Mamoudou Traoréun goût d’inachevé
Au sortir de la rencontre, nous avons voulu savoir si les plaignants étaient satisfaits. Loin de là disent-ils. La rencontre semble avoir un goût d’inachevé tant Yacouba Ouattara et Missir Sawadogo tout comme les autres aurait voulu que le gouverneur leur dise qu’il est prévu un site d’accueil et des mesures d’accompagnement.
Yacouba Ouattara : Nous ne sommes pas d’accord avec ce qui vient d’être dit mais nous sommes contraints de partir. Si le gouvernement atteste que la forêt de Dida est classée, nous n’y pouvons rien. Notre souci à partir de cet instant est lié au site qui va nous accueillir. Si vous regardez tous ceux qui sortent de la salle ont mine serrée. Après plus de 50 ans de vie pour certains, 60 ou 100 pour d’autres où voulez-vous qu’ils partent ?

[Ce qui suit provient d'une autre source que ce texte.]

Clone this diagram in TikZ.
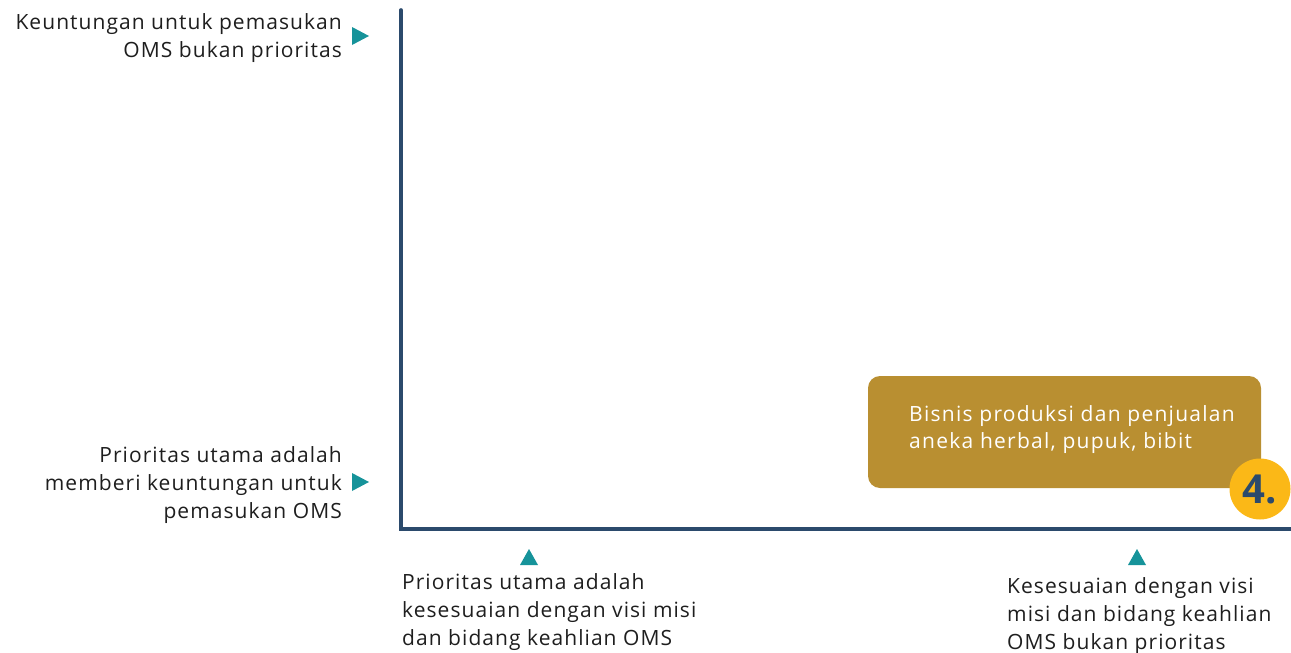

Missiri Sawadogo : Comme c’est le premier responsable de la région qui a parlé directement aux concernés, je pense que les choses sont suffisamment claires. Maintenant le problème qui se pose, c’est où vont-ils allées. Ils sont dans une forêt classée qui appartient à l’Etat. Vu la taille de la population qui vit là-bas, je pense que l’Etat peut trouver une solution en leur donnant un site. C’est un problème social et je pense que le gouvernement pourra trouver une solution à problème social.
Vous avez suivi la crise ivoirienne avec le retour massif de nos parents qui y sont. Ce sont ces mêmes parents qui sont installés dans la forêt de Dida. Mais déjà les populations repartent satisfaits parce qu’ils savent qu’ils ne seront plus spoliés, maltraités par les agents forestiers de Mangodara. C’est pour eux déjà une victoire.